**REQUIREMENTS:**
State the number of lines with the string "matplotlib" in them, and nothing else.

**SOURCE EXCERPT:**

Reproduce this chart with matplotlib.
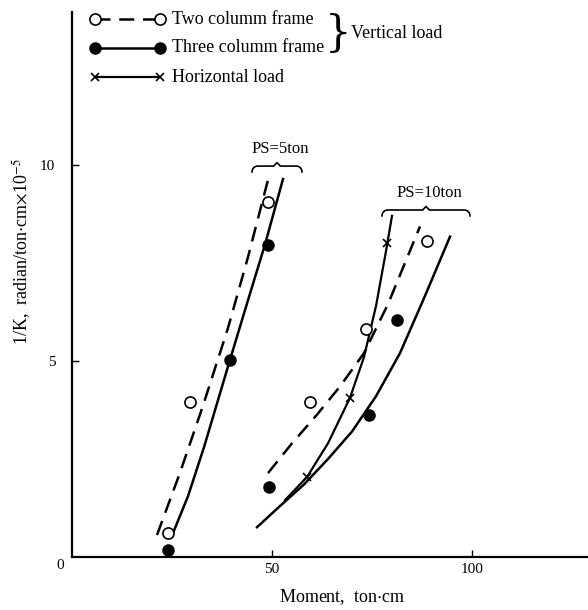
import numpy as np
import matplotlib as mpl
mpl.use('Agg')
import matplotlib.pyplot as plt
from matplotlib.lines import Line2D

mpl.rc('font', family='Liberation Serif', size=11)
mpl.rc('mathtext', fontset='stix')

# measured points
two_x = [24, 29.5, 49, 59.5, 73.5, 88.75]
two_y = [0.61, 3.95, 9.06, 3.95, 5.82, 8.06]
three_x = [24, 39.5, 49, 49.25, 74.25, 81.25]
three_y = [0.18, 5.03, 7.96, 1.79, 3.62, 6.05]
hor_x = [58.75, 69.5, 78.75]
hor_y = [2.04, 4.06, 8.01]

# fitted curves, PS=5ton
two5_x = [21.25, 27, 32.75, 39, 44, 49]
two5_y = [0.56, 2.15, 3.86, 5.84, 7.65, 9.62]
three5_x = [25.25, 29, 33, 39.5, 44, 48.25, 52.75]
three5_y = [0.61, 1.55, 2.8, 5.03, 6.55, 7.97, 9.64]
# fitted curves, PS=10ton
two10_x = [49, 55, 61, 67, 73, 79, 87]
two10_y = [2.14, 2.9, 3.6, 4.35, 5.2, 6.45, 8.43]
three10_x = [46.25, 52, 58, 64, 70, 76, 82, 88, 94.5]
three10_y = [0.76, 1.3, 1.85, 2.5, 3.2, 4.1, 5.2, 6.6, 8.17]
hor10_x = [53.25, 58.75, 64, 69.5, 73, 76, 78.5, 80]
hor10_y = [1.45, 2.04, 2.9, 4.06, 5.1, 6.4, 7.8, 8.7]

xticks = [50, 100]
yticks = [5, 10]
legend_labels = ['Two columm frame', 'Three columm frame', 'Horizontal load']

W, H = 588, 610
fig = plt.figure(figsize=(W / 100, H / 100), dpi=100)
ax = fig.add_axes([72 / W, 53 / H, 516 / W, 545 / H])
ax.set_xlim(0, 129)
ax.set_ylim(0, 13.9)
for s in ['top', 'right']:
    ax.spines[s].set_visible(False)
for s in ['left', 'bottom']:
    ax.spines[s].set_linewidth(1.6)

dash = (0, (6, 3.5))
lw = 1.8
ax.plot(two5_x, two5_y, color='black', lw=lw, linestyle=dash)
ax.plot(three5_x, three5_y, color='black', lw=lw)
ax.plot(two10_x, two10_y, color='black', lw=lw, linestyle=dash)
ax.plot(three10_x, three10_y, color='black', lw=lw)
ax.plot(hor10_x, hor10_y, color='black', lw=1.6)

ax.plot(two_x, two_y, 'o', mfc='white', mec='black', ms=8, mew=1.2, clip_on=False)
ax.plot(three_x, three_y, 'o', mfc='black', mec='black', ms=8, clip_on=False)
ax.plot(hor_x, hor_y, 'x', color='black', ms=6, mew=1.2)

ax.set_xticks(xticks)
ax.set_yticks(yticks)
ax.tick_params(direction='in', length=5, width=1.0)
ax.tick_params(axis='x', pad=4)
ax.tick_params(axis='y', pad=12)
ax.text(-2, -0.05, '0', ha='right', va='top', fontsize=11)


def brace(x0, x1, y, h=0.15, s=1.4):
    xm = (x0 + x1) / 2
    t = np.linspace(0, np.pi / 2, 10)
    px = list(x0 + s * (1 - np.cos(t))) + [xm - s * 0.6, xm, xm + s * 0.6] + \
        list(x1 - s * (1 - np.cos(t[::-1])))
    py = list(y - h + h * np.sin(t)) + [y, y + h * 0.6, y] + list(y - h + h * np.sin(t[::-1]))
    ax.plot(px, py, color='black', lw=1.2, clip_on=False)


brace(45, 57.5, 9.97)
ax.text(52, 10.2, 'PS=5ton', ha='center', va='bottom', fontsize=12)
brace(77.5, 99.5, 8.85)
ax.text(89.25, 9.08, 'PS=10ton', ha='center', va='bottom', fontsize=12)

# legend drawn by hand: marker - line - marker, then text
styles = [
    dict(linestyle=dash, lw=1.8, marker='o', mfc='white', mec='black', ms=8, mew=1.2),
    dict(linestyle='-', lw=1.8, marker='o', mfc='black', mec='black', ms=8),
    dict(linestyle='-', lw=1.6, marker='x', ms=6, mew=1.2),
]
rows_y = [19, 48, 77]
for lab, st, ry in zip(legend_labels, styles, rows_y):
    yy = 1 - ry / H
    fig.add_artist(Line2D([95 / W, 160 / W], [yy, yy], color='black',
                          transform=fig.transFigure, **st))
    fig.text(172 / W, yy, lab, ha='left', va='center', fontsize=13)
fig.text(338 / W, 1 - 34 / H, '}', fontsize=30, ha='center', va='center',
         family='DejaVu Serif', fontweight='light')
fig.text(351 / W, 1 - 34 / H, 'Vertical load', fontsize=13, ha='left', va='center')

fig.text(22 / W, 1 - 252 / H, '1/K,  radian/ton$\\cdot$cm$\\times$10$^{-5}$',
         rotation=90, ha='center', va='center', fontsize=13)
fig.text(342 / W, 1 - 597 / H, 'Moment,  ton$\\cdot$cm', ha='center', va='center', fontsize=13)

fig.savefig('out.png', dpi=100)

**TASK RESULT:**
4